Two towns, two personalities
Ask ten Capetonians which Winelands town to visit and you'll spark a friendly argument. Stellenbosch — the historic university town wrapped in oak-lined streets and Cape Dutch architecture — is vibrant, energetic, the grand old heart of South African wine. Franschhoek — the "French Corner" settled by Huguenot refugees in the 1680s — is the opposite: a laid-back village known as the gourmet capital of South Africa.
You genuinely can't go wrong.

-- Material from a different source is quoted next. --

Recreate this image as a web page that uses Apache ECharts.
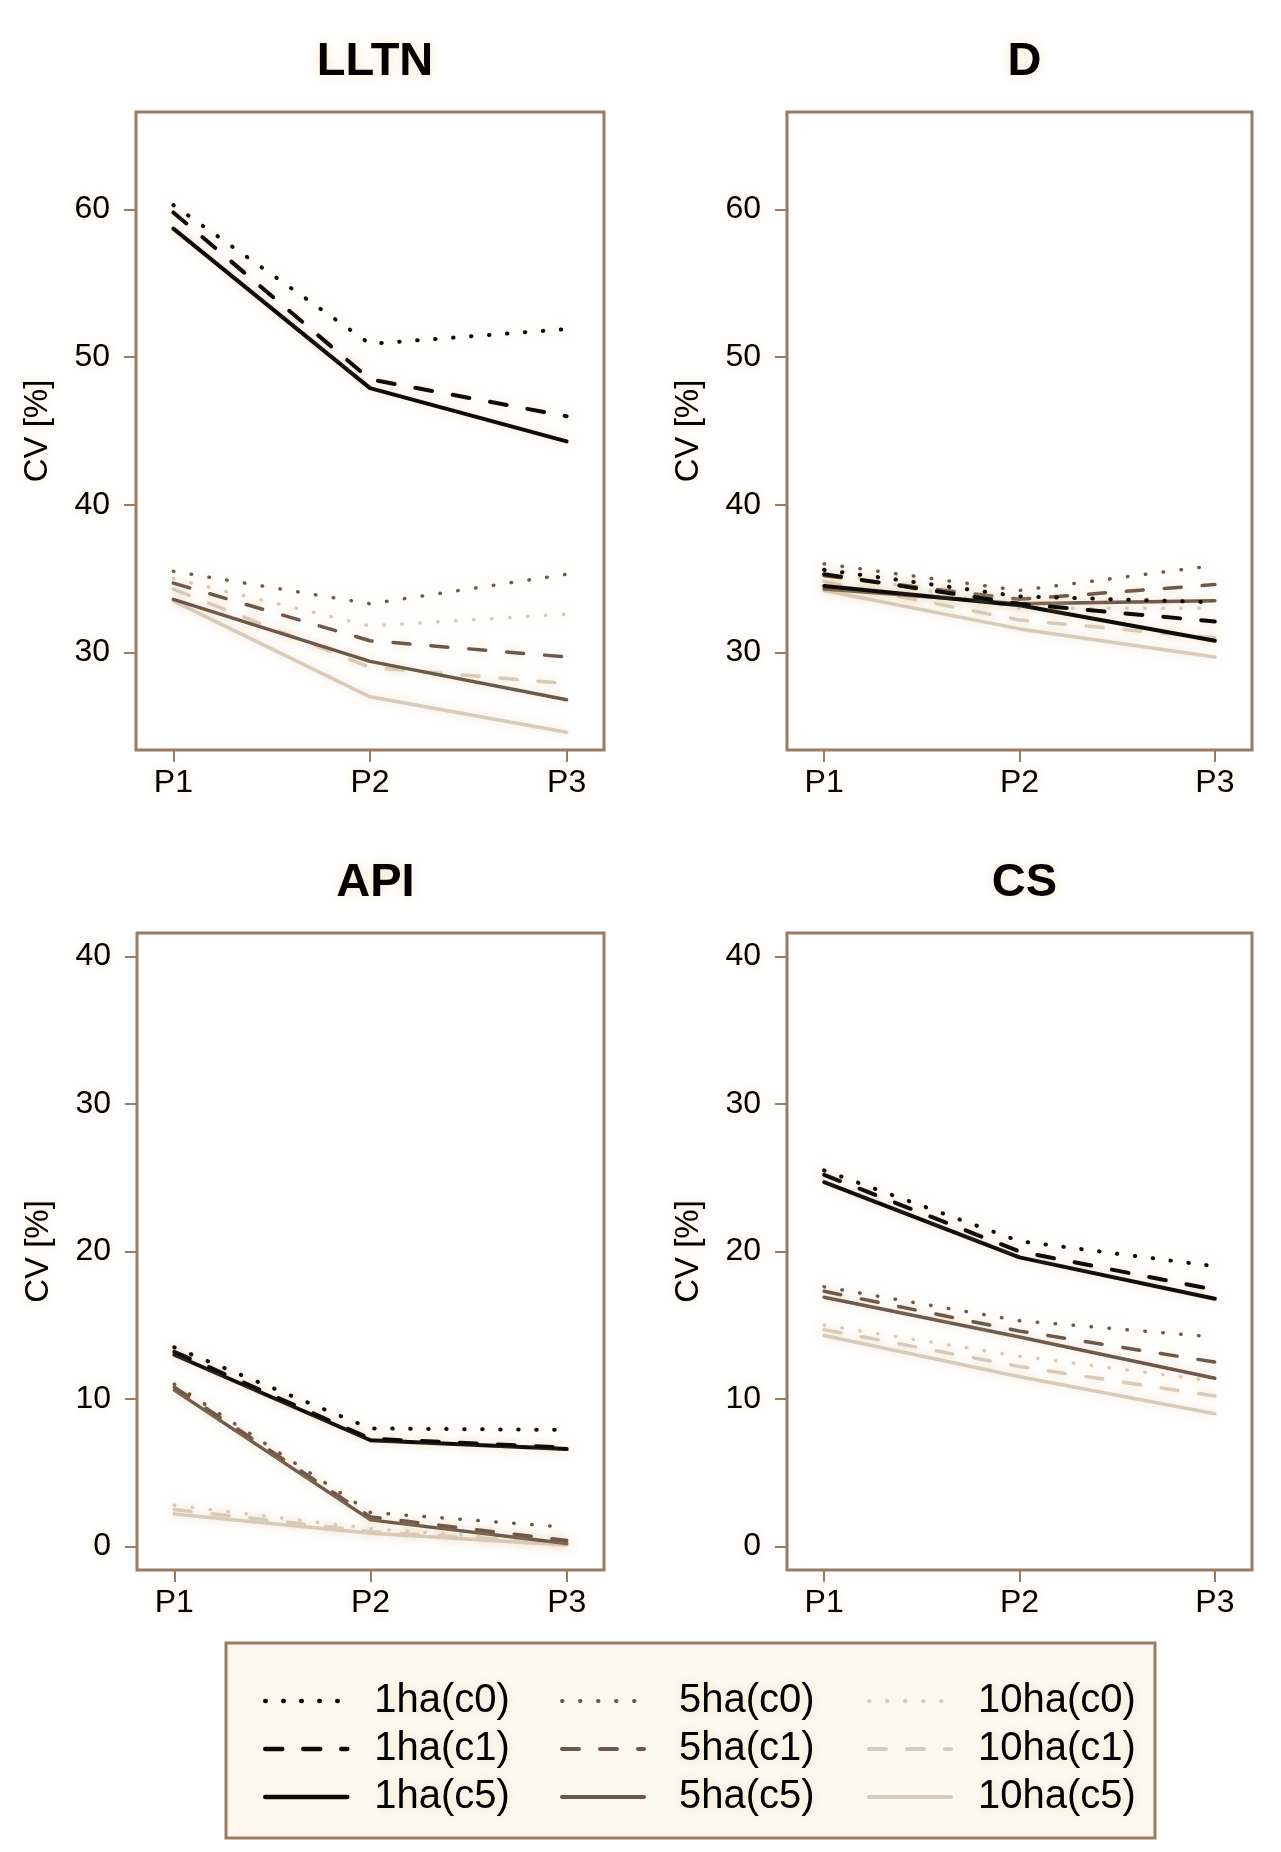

But depending on what you love, one of them will suit your day better — and with a private driver, you don't actually have to choose at all.
The case for Stellenbosch
- Wine pedigree — the greatest concentration of celebrated estates in the country, especially for cabernet sauvignon, pinotage and bold reds.
- History & architecture — South Africa's second-oldest town: whitewashed gables, museums, and 300-year-old streets made for strolling.
- Variety — over 150 estates within 20 minutes, from grand châteaux to boutique family farms where the winemaker pours your tasting personally.
- Buzz — the university keeps the town lively, with galleries, coffee roasters and a real working-town energy.
The case for Franschhoek
- The food — an extraordinary density of top-rated restaurants for a village this size. Long lunches here are legendary.
- The valley — a single dramatic amphitheatre of mountains; many say it's the most beautiful corner of the Cape.
- Méthode Cap Classique — Franschhoek is the home of South Africa's champagne-method sparkling wine. Start your day with a glass of bubbles.
- Charm — one oak-shaded main street of galleries, chocolatiers and boutiques. It's made for wandering between tastings.
The local secret: do both
Here's what most visitors don't realise: Stellenbosch and Franschhoek are barely 30 minutes apart over the scenic Helshoogte Pass. On a private tour, a classic Cheryl day looks like this:
- Morning — two tastings around Stellenbosch while the estates are quiet, plus a stroll through the historic centre.
- Midday — over Helshoogte Pass (one of the great short drives in the Cape) with a stop at a mountaintop estate.
- Lunch — a long, unhurried table in Franschhoek. Book ahead; it's worth it.
- Afternoon — bubbles at a Cap Classique house, then a golden-hour drive back to Cape Town — with everyone free to enjoy the wine, because nobody in your group is driving.
That last point matters more than people think. Wine estates pour generously, South Africa drives on the left, and mountain passes after four tastings are no place for a rental car. A private, driven tour turns the Winelands from a logistics puzzle into a pure pleasure.
When to visit
The Winelands are a year-round destination. Summer (December–March) brings long evenings and vineyard picnics; harvest (February–April) adds the excitement of the crush; and winter (June–August) is the insider's pick — fireside tastings, misty mountains, no crowds, and estates that have time to talk. Right now, in July, you'll often have a tasting room almost to yourself.